____ Data supplied
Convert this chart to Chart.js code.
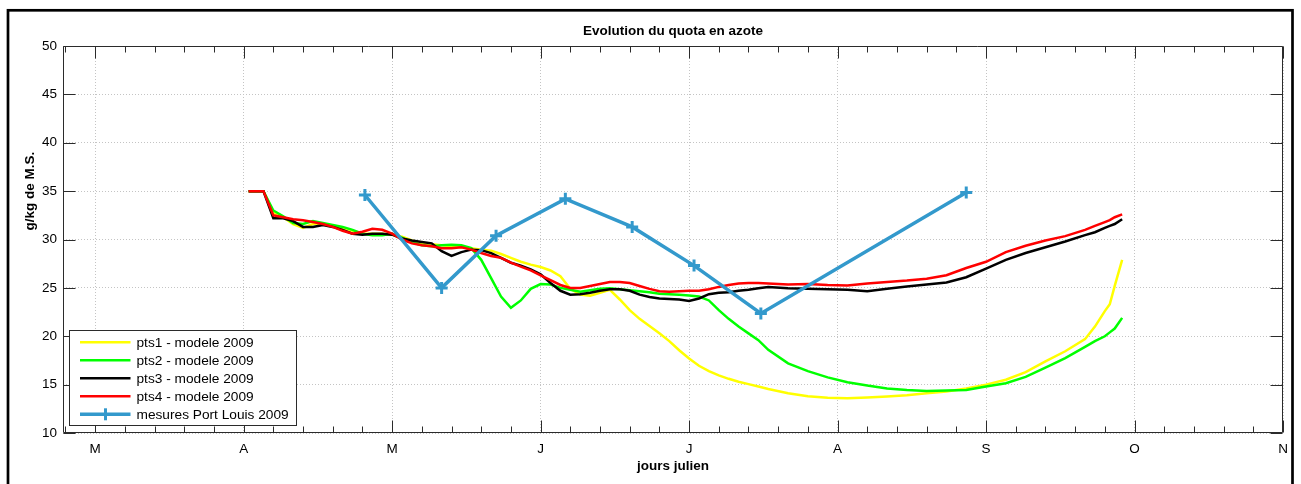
<!DOCTYPE html>
<html>
<head>
<meta charset="utf-8">
<title>Evolution du quota en azote</title>
<script src="https://cdn.jsdelivr.net/npm/chart.js@4.4.0/dist/chart.umd.min.js"></script>
<style>
  body { margin: 0; background: #fff; }
  #wrap { width: 1301px; height: 484px; }
</style>
</head>
<body>
<div id="wrap"><canvas id="quota" width="1301" height="484"></canvas></div>
<script>
// days (jours julien) shared by the four model runs
var days = [91, 94, 96, 98, 100, 102, 104, 106, 108, 110, 112, 114, 116, 118, 120, 122, 124, 126, 128, 130,
  132, 134, 136, 138, 140, 142, 144, 146, 148, 150, 152, 154, 156, 158, 160, 162, 164, 166, 168, 170,
  172, 174, 176, 178, 180, 182, 184, 186, 188, 190, 192, 194, 196, 200, 204, 208, 212, 216, 220, 224,
  228, 232, 236, 240, 244, 248, 252, 256, 260, 262, 264, 265, 266, 267.5];

var pts1 = [35.0, 35.0, 32.8, 32.3, 31.6, 31.2, 31.6, 31.6, 31.4, 31.2, 30.9, 30.6, 30.6, 30.6, 30.5, 30.3, 29.9, 29.6, 29.5, 29.4,
  29.3, 29.2, 29.1, 28.95, 28.85, 28.5, 28.1, 27.7, 27.4, 27.15, 26.8, 26.2, 24.9, 24.3, 24.2, 24.5, 24.8, 23.8, 22.7, 21.8,
  21.05, 20.3, 19.5, 18.55, 17.7, 16.95, 16.4, 15.95, 15.6, 15.3, 15.05, 14.8, 14.55, 14.1, 13.8, 13.65, 13.6, 13.68, 13.78, 13.9,
  14.1, 14.3, 14.6, 15.0, 15.5, 16.3, 17.4, 18.45, 19.7, 21.0, 22.6, 23.3, 25.2, 27.9];

var pts2 = [35.0, 35.0, 33.0, 32.4, 31.7, 31.6, 31.9, 31.7, 31.5, 31.3, 31.0, 30.6, 30.45, 30.45, 30.6, 30.2, 29.7, 29.4, 29.3, 29.4,
  29.45, 29.4, 29.1, 27.9, 26.0, 24.1, 22.95, 23.7, 24.9, 25.4, 25.35, 25.0, 24.8, 24.6, 24.75, 24.9, 24.95, 24.85, 24.75, 24.65,
  24.55, 24.4, 24.35, 24.3, 24.2, 24.1, 23.7, 22.7, 21.8, 21.0, 20.3, 19.6, 18.6, 17.2, 16.4, 15.75, 15.25, 14.9, 14.6, 14.45,
  14.35, 14.38, 14.45, 14.8, 15.15, 15.8, 16.75, 17.75, 18.9, 19.5, 20.0, 20.4, 20.8, 21.9];

var pts3 = [35.0, 35.0, 32.2, 32.2, 31.9, 31.3, 31.3, 31.5, 31.3, 31.0, 30.6, 30.5, 30.6, 30.6, 30.5, 30.1, 29.9, 29.75, 29.6, 28.8,
  28.3, 28.7, 28.95, 28.9, 28.6, 28.1, 27.6, 27.3, 26.9, 26.4, 25.5, 24.7, 24.3, 24.35, 24.5, 24.7, 24.85, 24.85, 24.7, 24.3,
  24.05, 23.9, 23.85, 23.8, 23.65, 23.9, 24.35, 24.5, 24.55, 24.7, 24.8, 24.95, 25.1, 24.95, 24.9, 24.85, 24.8, 24.65, 24.9, 25.15,
  25.35, 25.55, 26.1, 27.0, 27.9, 28.6, 29.2, 29.8, 30.45, 30.75, 31.2, 31.4, 31.6, 32.1];

var pts4 = [35.0, 35.0, 32.5, 32.3, 32.1, 32.0, 31.8, 31.6, 31.3, 30.9, 30.6, 30.8, 31.1, 31.0, 30.6, 30.0, 29.6, 29.4, 29.3, 29.1,
  29.1, 29.2, 28.95, 28.6, 28.3, 28.1, 27.6, 27.2, 26.8, 26.3, 25.8, 25.3, 25.0, 25.0, 25.2, 25.4, 25.6, 25.6, 25.5, 25.2,
  24.9, 24.65, 24.6, 24.65, 24.7, 24.7, 24.85, 25.1, 25.3, 25.45, 25.5, 25.5, 25.45, 25.35, 25.4, 25.3, 25.25, 25.45, 25.6, 25.75,
  25.95, 26.3, 27.05, 27.7, 28.7, 29.35, 29.9, 30.35, 31.0, 31.4, 31.8, 32.0, 32.3, 32.6];

// field measurements
var mesDays = [114.5, 130, 141, 155, 168.5, 181, 194.5, 236];
var mesValues = [34.6, 25.0, 30.4, 34.2, 31.3, 27.3, 22.35, 34.85];

// axis ticks
var monthTicks = [60, 90, 120, 150, 180, 210, 240, 270, 300];
var monthLabels = ['M', 'A', 'M', 'J', 'J', 'A', 'S', 'O', 'N'];
var yTicks = [10, 15, 20, 25, 30, 35, 40, 45, 50];
var yTitle = 'g/kg de M.S.';

function toPoints(xs, ys) {
  return xs.map(function (d, i) { return { x: d, y: ys[i] }; });
}

var FONT = "'Liberation Sans', Arial, sans-serif";
Chart.defaults.font.family = FONT;
Chart.defaults.color = '#000';

// white page + black frame around the figure
var frame = {
  id: 'frame',
  beforeDraw: function (chart) {
    var ctx = chart.ctx;
    ctx.save();
    ctx.fillStyle = '#fff';
    ctx.fillRect(0, 0, chart.width, chart.height);
    ctx.restore();
  },
  afterDraw: function (chart) {
    var ctx = chart.ctx;
    ctx.save();
    ctx.strokeStyle = '#000';
    ctx.lineWidth = 2.7;
    ctx.strokeRect(8, 10.3, 1284.5, 500);
    ctx.restore();
  }
};

// ylabel, placed like in the original figure (a bit above the middle)
var yLabel = {
  id: 'yLabel',
  afterDraw: function (chart) {
    var ctx = chart.ctx, ys = chart.scales.y;
    ctx.save();
    ctx.translate(30, ys.getPixelForValue(35));
    ctx.rotate(-Math.PI / 2);
    ctx.font = 'bold 13.5px ' + FONT;
    ctx.fillStyle = '#000';
    ctx.textAlign = 'center';
    ctx.textBaseline = 'middle';
    ctx.fillText(yTitle, 0, 0);
    ctx.restore();
  }
};

// matlab style box with inward ticks on four sides
var matlabBox = {
  id: 'matlabBox',
  afterDatasetsDraw: function (chart) {
    var ctx = chart.ctx, a = chart.chartArea, xs = chart.scales.x, ys = chart.scales.y;
    var L = Math.round(a.left) + 0.5, R = Math.round(a.right) - 0.5;
    var T = Math.round(a.top) + 0.5, B = Math.round(a.bottom) - 0.5;
    ctx.save();
    ctx.strokeStyle = '#2b2b2b';
    ctx.lineWidth = 1;
    ctx.beginPath();
    ctx.moveTo(L, T); ctx.lineTo(R, T); ctx.lineTo(R, B); ctx.lineTo(L, B); ctx.closePath();
    var start = monthTicks[0] - 6 * Math.floor((monthTicks[0] - xs.min) / 6);
    for (var v = start; v <= xs.max + 0.01; v += 6) {
      var px = Math.round(xs.getPixelForValue(v)) + 0.5;
      var len = ((v - monthTicks[0]) % 30 === 0) ? 12 : 6;
      ctx.moveTo(px, B); ctx.lineTo(px, B - len);
      ctx.moveTo(px, T); ctx.lineTo(px, T + len);
    }
    yTicks.forEach(function (t) {
      var py = Math.round(ys.getPixelForValue(t)) + 0.5;
      ctx.moveTo(L, py); ctx.lineTo(L + 12, py);
      ctx.moveTo(R, py); ctx.lineTo(R - 12, py);
    });
    ctx.stroke();
    ctx.restore();
  }
};

// boxed legend in the lower left corner of the axes
var boxLegend = {
  id: 'boxLegend',
  afterDraw: function (chart) {
    var ctx = chart.ctx, a = chart.chartArea;
    var sets = chart.data.datasets;
    var x0 = Math.round(a.left) + 6.5, y1 = Math.round(a.bottom) - 7.5;
    var w = 227, h = 95, y0 = y1 - h;
    ctx.save();
    ctx.fillStyle = '#fff';
    ctx.fillRect(x0, y0, w, h);
    ctx.strokeStyle = '#2b2b2b';
    ctx.lineWidth = 1;
    ctx.strokeRect(x0, y0, w, h);
    ctx.font = '13.7px ' + FONT;
    ctx.textBaseline = 'middle';
    ctx.fillStyle = '#000';
    sets.forEach(function (ds, i) {
      var yy = y0 + 11.8 + i * 18;
      ctx.strokeStyle = ds.borderColor;
      ctx.lineWidth = ds.borderWidth;
      ctx.beginPath();
      ctx.moveTo(x0 + 10.5, yy); ctx.lineTo(x0 + 61, yy);
      ctx.stroke();
      if (ds.pointStyle === 'cross') {
        var cx = x0 + 36;
        ctx.lineWidth = ds.pointBorderWidth;
        ctx.beginPath();
        ctx.moveTo(cx, yy - ds.pointRadius); ctx.lineTo(cx, yy + ds.pointRadius);
        ctx.stroke();
      }
      ctx.fillText(ds.label, x0 + 67, yy + 0.5);
    });
    ctx.restore();
  }
};

new Chart(document.getElementById('quota').getContext('2d'), {
  type: 'line',
  data: {
    datasets: [
      { label: 'pts1 - modele 2009', data: toPoints(days, pts1), borderColor: '#ffff00', borderWidth: 2.5, pointRadius: 0, order: 5 },
      { label: 'pts2 - modele 2009', data: toPoints(days, pts2), borderColor: '#00ff00', borderWidth: 2.5, pointRadius: 0, order: 4 },
      { label: 'pts3 - modele 2009', data: toPoints(days, pts3), borderColor: '#000000', borderWidth: 2.5, pointRadius: 0, order: 3 },
      { label: 'pts4 - modele 2009', data: toPoints(days, pts4), borderColor: '#ff0000', borderWidth: 2.5, pointRadius: 0, order: 2 },
      { label: 'mesures Port Louis 2009', data: toPoints(mesDays, mesValues), borderColor: '#3399cc', borderWidth: 3.5,
        pointStyle: 'cross', pointRadius: 6, pointBorderWidth: 3, pointBorderColor: '#3399cc', order: 1 }
    ]
  },
  options: {
    responsive: false,
    animation: false,
    devicePixelRatio: 1,
    layout: { padding: { left: 0, right: 18, top: 0, bottom: 0 } },
    plugins: {
      legend: { display: false },
      tooltip: { enabled: false },
      title: {
        display: true, text: 'Evolution du quota en azote', fullSize: false, color: '#000',
        font: { size: 13.5, weight: 'bold' }, padding: { top: 23, bottom: 6.8 }
      }
    },
    scales: {
      x: {
        type: 'linear', min: 53.5, max: 300,
        afterBuildTicks: function (s) { s.ticks = monthTicks.map(function (v) { return { value: v }; }); },
        afterFit: function (s) { s.height = 51; },
        ticks: {
          autoSkip: false, maxRotation: 0, padding: 8, color: '#000', font: { size: 13.5 },
          callback: function (v, i) { return monthLabels[i]; }
        },
        grid: { color: '#c4c4c4', drawTicks: false },
        border: { display: false, dash: [1, 2] },
        title: { display: true, text: 'jours julien', color: '#000', font: { size: 13.5, weight: 'bold' }, padding: { top: 0, bottom: 10 } }
      },
      y: {
        min: 10, max: 50,
        afterBuildTicks: function (s) { s.ticks = yTicks.map(function (v) { return { value: v }; }); },
        afterFit: function (s) { s.width = 63; },
        ticks: { padding: 6, color: '#000', font: { size: 13.5 } },
        grid: { color: '#c4c4c4', drawTicks: false },
        border: { display: false, dash: [1, 2] }
      }
    }
  },
  plugins: [frame, matlabBox, boxLegend, yLabel]
});
</script>
</body>
</html>
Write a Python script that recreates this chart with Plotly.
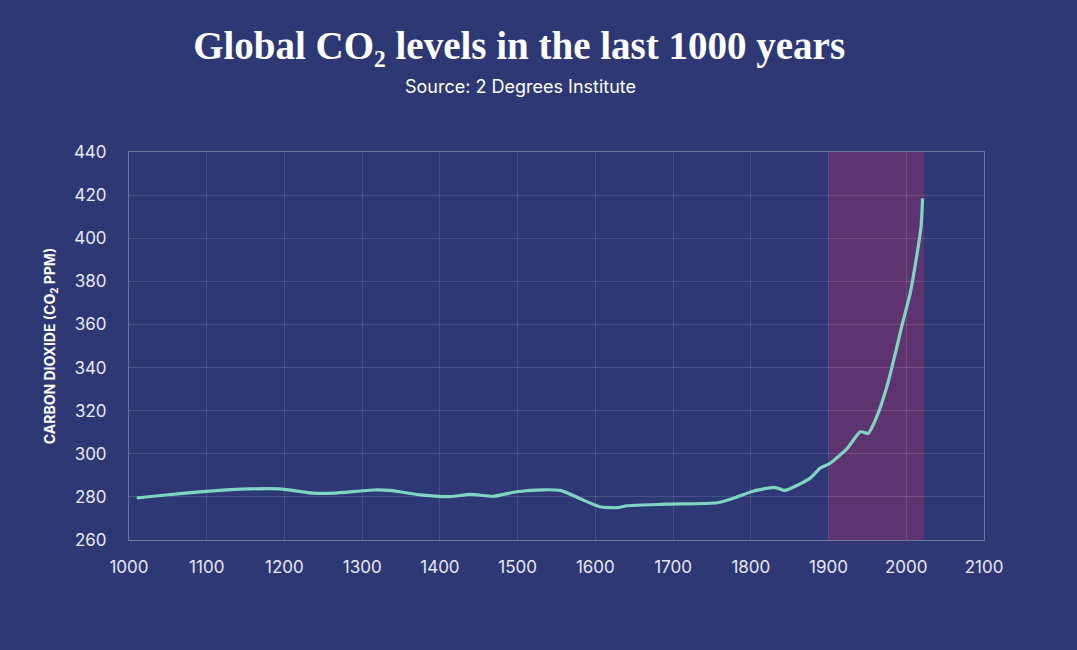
import plotly.graph_objects as go

years = [1010, 1050, 1100, 1156, 1194, 1237, 1263, 1314, 1336, 1375, 1413, 1439, 1469, 1499,
         1533, 1555, 1584, 1606, 1628, 1641, 1692, 1757, 1777, 1803, 1829, 1835, 1844, 1876,
         1889, 1902, 1924, 1941, 1951, 1962, 1975, 1988, 1994, 2005, 2014, 2019, 2021]
co2 = [279.5, 281.0, 282.6, 283.7, 283.7, 281.7, 281.7, 283.2, 283.0, 280.9, 280.1, 281.2, 280.3, 282.4,
       283.3, 283.0, 278.6, 275.4, 275.0, 275.9, 276.6, 277.3, 279.3, 282.6, 284.4, 284.0, 283.0, 288.6,
       293.3, 295.6, 302.5, 310.2, 309.5, 317.2, 331.1, 349.7, 358.9, 374.4, 393.0, 405.3, 418.5]

band_start, band_end = 1900, 2023
x_ticks = list(range(1000, 2101, 100))
y_ticks = list(range(260, 441, 20))

BG = "#2d3875"
fig = go.Figure()
fig.add_vrect(x0=band_start, x1=band_end, fillcolor="#5e3470", opacity=1, line_width=0, layer="below")
fig.add_trace(go.Scatter(x=years, y=co2, mode="lines",
                         line=dict(color="#7fd6c0", width=3.2, shape="spline", smoothing=0.6),
                         showlegend=False, hoverinfo="x+y"))

fig.update_layout(
    width=1077, height=650,
    paper_bgcolor=BG, plot_bgcolor=BG,
    margin=dict(l=129, r=93, t=152, b=110),
    title=dict(text="<b>Global CO₂ levels in the last 1000 years</b>",
               x=0.482, xanchor="center", y=0.93, yanchor="middle",
               font=dict(family="Liberation Serif, DejaVu Serif, serif", size=39, color="white")),
    annotations=[dict(text="Source: 2 Degrees Institute", xref="paper", yref="paper",
                      x=0.458, y=1.168, xanchor="center", yanchor="middle", showarrow=False,
                      font=dict(family="Inter, Roboto, sans-serif", size=18, color="white"))],
    font=dict(family="Inter, Roboto, sans-serif", color="#e6e8f2"),
)
fig.update_xaxes(range=[1000, 2100], tickvals=x_ticks, tickfont=dict(size=17, color="#e6e8f2"),
                 showgrid=True, gridcolor="rgba(255,255,255,0.12)", gridwidth=1,
                 showline=True, linecolor="rgba(255,255,255,0.3)", mirror=True,
                 zeroline=False, ticks="outside", ticklen=12, tickcolor="rgba(0,0,0,0)")
fig.update_yaxes(range=[260, 440], tickvals=y_ticks, tickfont=dict(size=17, color="#e6e8f2"),
                 showgrid=True, gridcolor="rgba(255,255,255,0.12)", gridwidth=1,
                 showline=True, linecolor="rgba(255,255,255,0.3)", mirror=True,
                 zeroline=False, ticks="outside", ticklen=18, tickcolor="rgba(0,0,0,0)",
                 title=dict(text="<b>CARBON DIOXIDE (CO<sub>2</sub> PPM)</b>", standoff=14,
                            font=dict(size=14, color="white")))

fig.write_html("out.html", config={"displayModeBar": False},
               post_script="document.body.style.margin='0';document.body.style.background='#2d3875';")
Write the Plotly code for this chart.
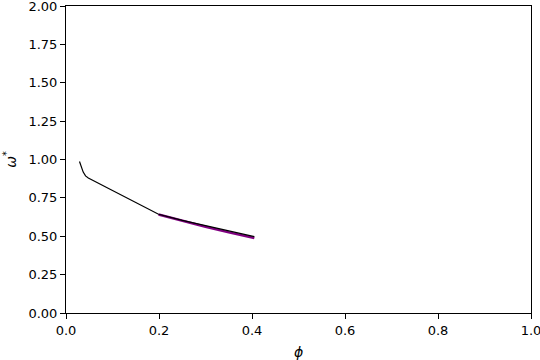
import plotly.graph_objects as go

phi_black = [0.029, 0.033, 0.037, 0.042, 0.048, 0.10, 0.15, 0.199, 0.25, 0.30, 0.35, 0.405]
omega_black = [0.987, 0.955, 0.918, 0.893, 0.879, 0.798, 0.720, 0.643, 0.603, 0.568, 0.533, 0.497]

phi_purple = [0.199, 0.25, 0.30, 0.35, 0.405]
omega_purple = [0.642, 0.600, 0.562, 0.525, 0.488]

x_ticks = [0.0, 0.2, 0.4, 0.6, 0.8, 1.0]
y_ticks = [0.0, 0.25, 0.5, 0.75, 1.0, 1.25, 1.5, 1.75, 2.0]

fig = go.Figure()
fig.add_trace(go.Scatter(x=phi_purple, y=omega_purple, mode="lines",
                         line=dict(color="#800080", width=2.5), showlegend=False))
fig.add_trace(go.Scatter(x=phi_black, y=omega_black, mode="lines",
                         line=dict(color="black", width=1.2), showlegend=False))

axis_common = dict(showgrid=False, zeroline=False, showline=True, linecolor="black",
                   linewidth=1, mirror=True, ticks="outside", ticklen=5, tickwidth=1,
                   tickcolor="black", ticklabeloverflow="allow", automargin=False,
                   tickfont=dict(family="DejaVu Sans", size=13, color="black"))

fig.update_xaxes(range=[0, 1], tickvals=x_ticks, ticktext=[f"{v:.1f}" for v in x_ticks],
                 title=dict(text="<i>ϕ</i>", font=dict(family="DejaVu Sans", size=14, color="black"), standoff=10),
                 **axis_common)
fig.update_yaxes(range=[0, 2], tickvals=y_ticks, ticktext=[f"{v:.2f}" for v in y_ticks],
                 title=dict(text="<i>ω</i><sup>*</sup>", font=dict(family="DejaVu Sans", size=14, color="black"), standoff=8),
                 **axis_common)

fig.update_layout(width=540, height=360, margin=dict(l=66, r=9, t=6, b=47),
                  plot_bgcolor="white", paper_bgcolor="white")

fig.write_html("out.html")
________
Brief:
Repeat, with no pictures, each line from the beginning of the data through the line containing "265, 266, 267.5];", inclusive.

Result of this exercise:
Convert this chart to Chart.js code.
<!DOCTYPE html>
<html>
<head>
<meta charset="utf-8">
<title>Evolution du quota en azote</title>
<script src="https://cdn.jsdelivr.net/npm/chart.js@4.4.0/dist/chart.umd.min.js"></script>
<style>
  body { margin: 0; background: #fff; }
  #wrap { width: 1301px; height: 484px; }
</style>
</head>
<body>
<div id="wrap"><canvas id="quota" width="1301" height="484"></canvas></div>
<script>
// days (jours julien) shared by the four model runs
var days = [91, 94, 96, 98, 100, 102, 104, 106, 108, 110, 112, 114, 116, 118, 120, 122, 124, 126, 128, 130,
  132, 134, 136, 138, 140, 142, 144, 146, 148, 150, 152, 154, 156, 158, 160, 162, 164, 166, 168, 170,
  172, 174, 176, 178, 180, 182, 184, 186, 188, 190, 192, 194, 196, 200, 204, 208, 212, 216, 220, 224,
  228, 232, 236, 240, 244, 248, 252, 256, 260, 262, 264, 265, 266, 267.5];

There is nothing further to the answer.